4) Try to identify fears related to the tasks, to take those fears seriously,
and to get them solved.

------
ggrrhh_ta
Asking myself every time that I am tempted to break my discipline: "do I want
to be the kind of person that just doesn't get <insert anything: tidy up
before bed, be always punctual, finish this review on time, commit&push before
leaving, etc> done? Surely not. I can do better. I can be be a role model" ...
Sounds silly, but works wonders for me. It works so well I keep it as a secret
so that others won't know to achieve my level of discipline. I also think of
how disciplined my mother is and keep that in my mind as a guiding force.

------
sahaja
Develop discipline by starting small. For example, push away from the dinner
table while you still feel hungry. At work, do the most difficult and
important tasks first. Discipline derives from attention.
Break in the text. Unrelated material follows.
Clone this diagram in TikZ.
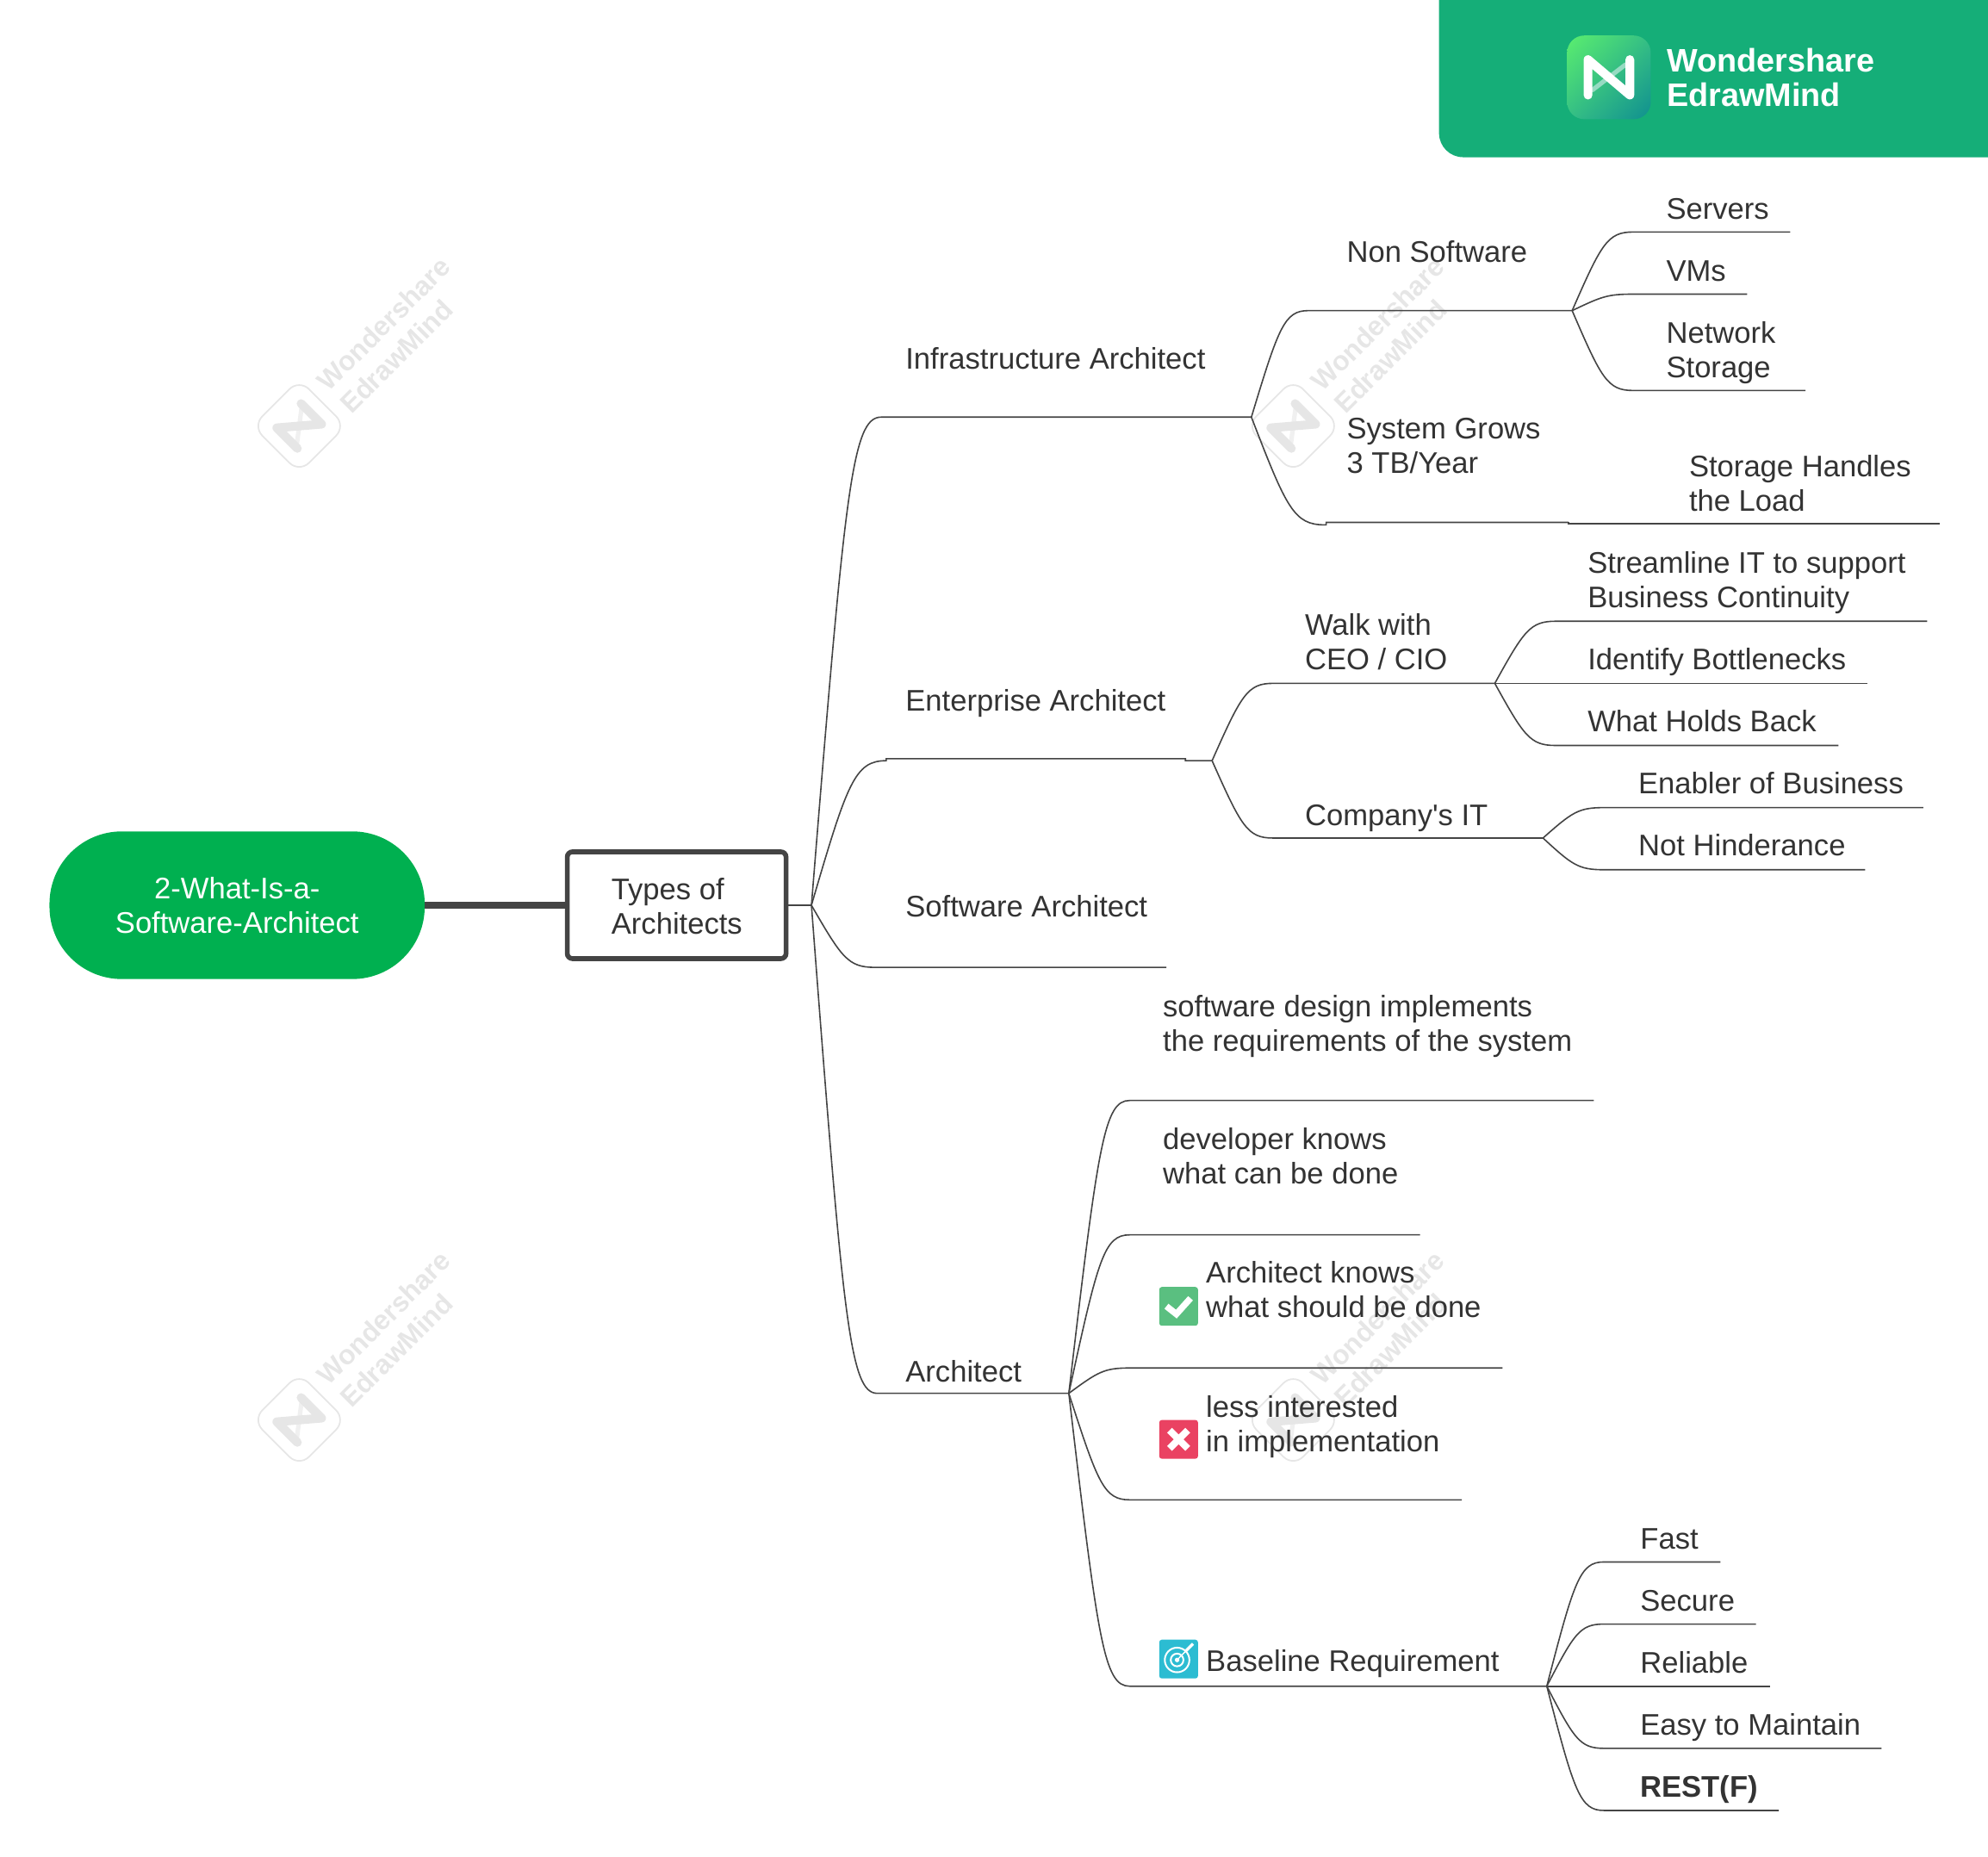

Ask yourself, "Where
is my attention?"

------
probinso
Find something non-work-related you hate or dislike doing, but is good for
you. Do that thing at least an hour 2-3 times a week for the next year.
"Hobbies you hate" is a good way to get started

------
sidthekid
Working closely with people (friends preferably) who have higher "discipline"
than you, and seeing how they grind their way through a problem is instructive
sometimes.

------
Porthos9K
The fear of poverty keeps me "disciplined".

------
sahaja
Start small. For example, never eat to satiation. Push away from the diner
table while you still feel hungry. And remember that discipline derives from
attention -- ask yourself: "Where is my attention?"